» The task
Pictures stay out of this copy, which runs from the first line of the material through the line containing "ax.set_ylim(n - 0.5, -0.5)".
#####
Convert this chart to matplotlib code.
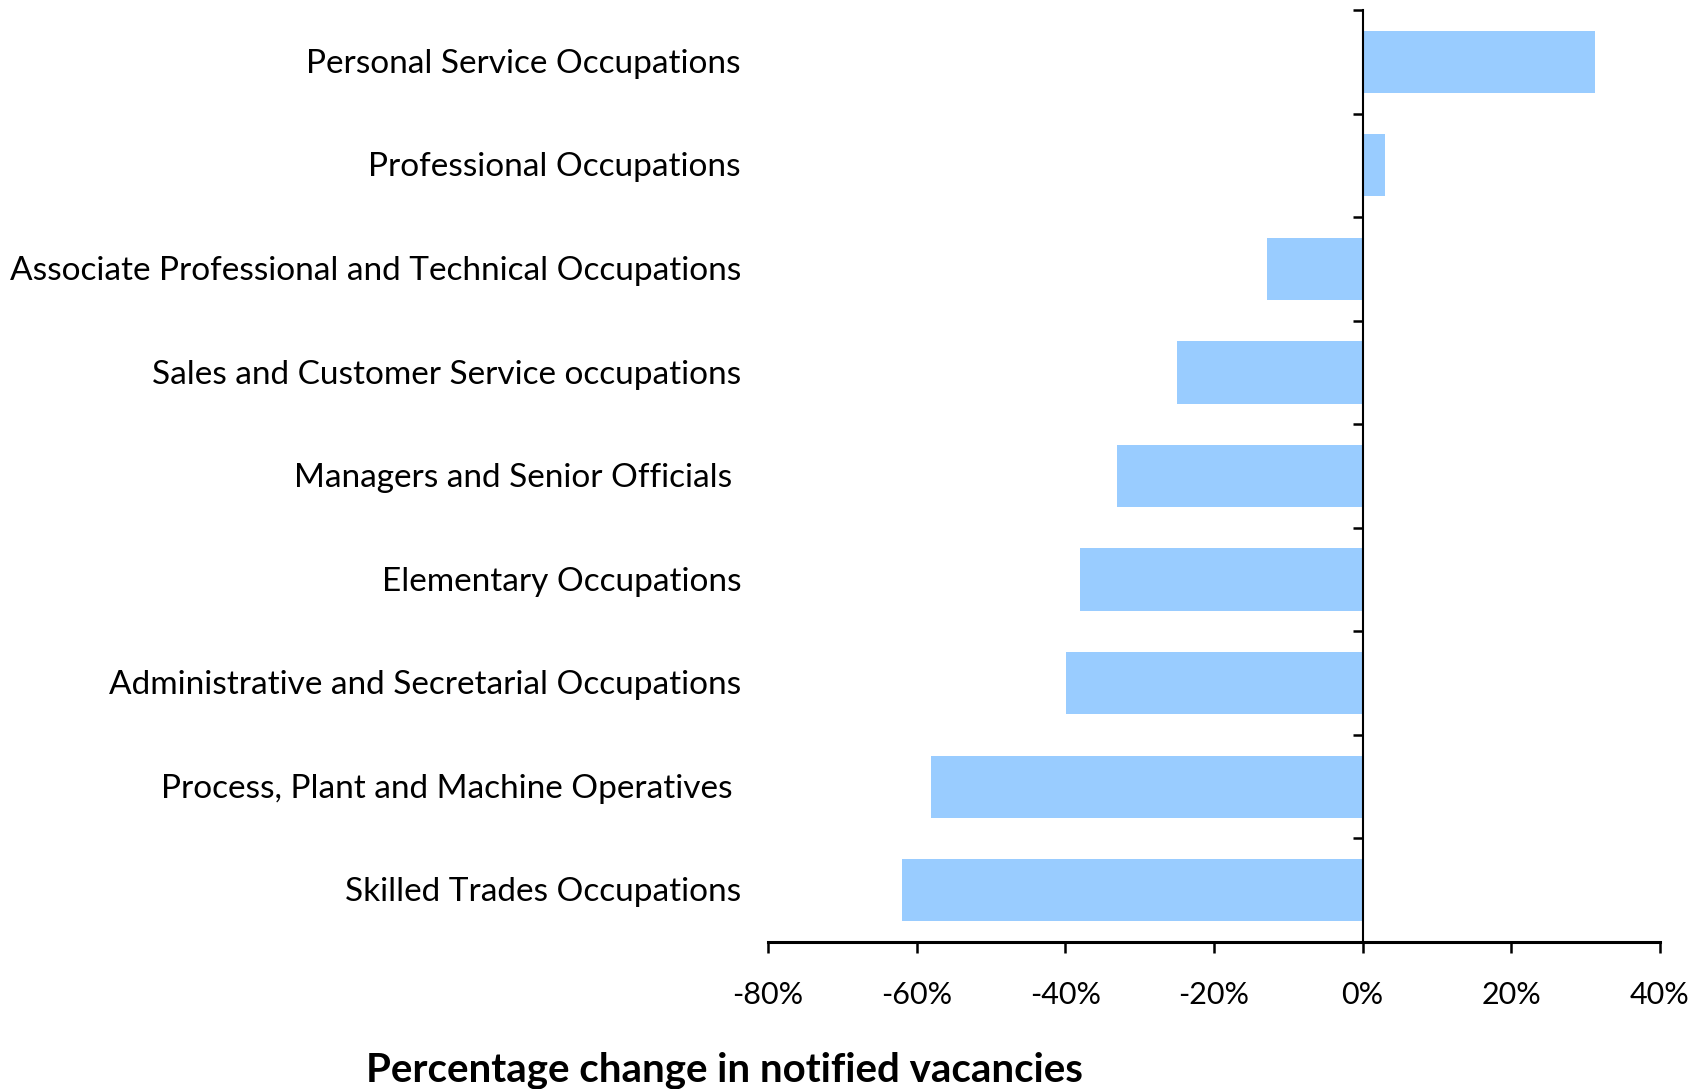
import numpy as np
import matplotlib
matplotlib.use("Agg")
import matplotlib.pyplot as plt
import matplotlib.transforms as mtransforms
from matplotlib.ticker import FuncFormatter

# top to bottom as in the chart
occupations = [
    "Personal Service Occupations",
    "Professional Occupations",
    "Associate Professional and Technical Occupations",
    "Sales and Customer Service occupations",
    "Managers and Senior Officials ",
    "Elementary Occupations",
    "Administrative and Secretarial Occupations",
    "Process, Plant and Machine Operatives ",
    "Skilled Trades Occupations",
]
pct_change = [31.2, 3.0, -12.9, -25.0, -33.0, -38.0, -39.9, -58.1, -62.0]

x_ticks = [-80, -60, -40, -20, 0, 20, 40]

plt.rcParams['font.family'] = ['Lato', 'DejaVu Sans']

fig = plt.figure(figsize=(17.05, 10.89), dpi=100)
ax = fig.add_axes([0.4504, 0.135, 0.5232, 0.8558])

n = len(occupations)
ypos = np.arange(n)
ax.barh(ypos, pct_change, height=0.6, color="#99CCFF", zorder=2)

ax.set_xlim(-80, 40)
ax.set_ylim(n - 0.5, -0.5)

# y axis sits at zero, ticks between categories
ax.spines['left'].set_position(('data', 0))
ax.spines['right'].set_visible(False)
ax.spines['top'].set_visible(False)
ax.spines['left'].set_linewidth(1.5)
ax.spines['bottom'].set_linewidth(2.2)
ax.set_yticks(np.arange(n + 1) - 0.5)
ax.set_yticklabels([])
ax.tick_params(axis='y', direction='out', length=7, width=1.8)

ax.set_xticks(x_ticks)
ax.xaxis.set_major_formatter(FuncFormatter(lambda v, p: f"{int(v)}%"))
ax.tick_params(axis='x', direction='out', length=8, width=1.8, pad=20,
               labelsize=22)

# category labels on the far left of the axes
trans = mtransforms.blended_transform_factory(fig.transFigure, ax.transData)
for y, name in zip(ypos, occupations):
    ax.text(741 / 1705, y + 0.02, name, transform=trans, ha='right', va='center',
            fontsize=24)

fig.text(724 / 1705, 1 - 1070 / 1089, "Percentage change in notified vacancies",
         ha='center', va='center', fontsize=29, fontweight='bold')

fig.savefig("out.png", dpi=100)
#####
» Written response
Convert this chart to matplotlib code.
import numpy as np
import matplotlib
matplotlib.use("Agg")
import matplotlib.pyplot as plt
import matplotlib.transforms as mtransforms
from matplotlib.ticker import FuncFormatter

# top to bottom as in the chart
occupations = [
    "Personal Service Occupations",
    "Professional Occupations",
    "Associate Professional and Technical Occupations",
    "Sales and Customer Service occupations",
    "Managers and Senior Officials ",
    "Elementary Occupations",
    "Administrative and Secretarial Occupations",
    "Process, Plant and Machine Operatives ",
    "Skilled Trades Occupations",
]
pct_change = [31.2, 3.0, -12.9, -25.0, -33.0, -38.0, -39.9, -58.1, -62.0]

x_ticks = [-80, -60, -40, -20, 0, 20, 40]

plt.rcParams['font.family'] = ['Lato', 'DejaVu Sans']

fig = plt.figure(figsize=(17.05, 10.89), dpi=100)
ax = fig.add_axes([0.4504, 0.135, 0.5232, 0.8558])

n = len(occupations)
ypos = np.arange(n)
ax.barh(ypos, pct_change, height=0.6, color="#99CCFF", zorder=2)

ax.set_xlim(-80, 40)
ax.set_ylim(n - 0.5, -0.5)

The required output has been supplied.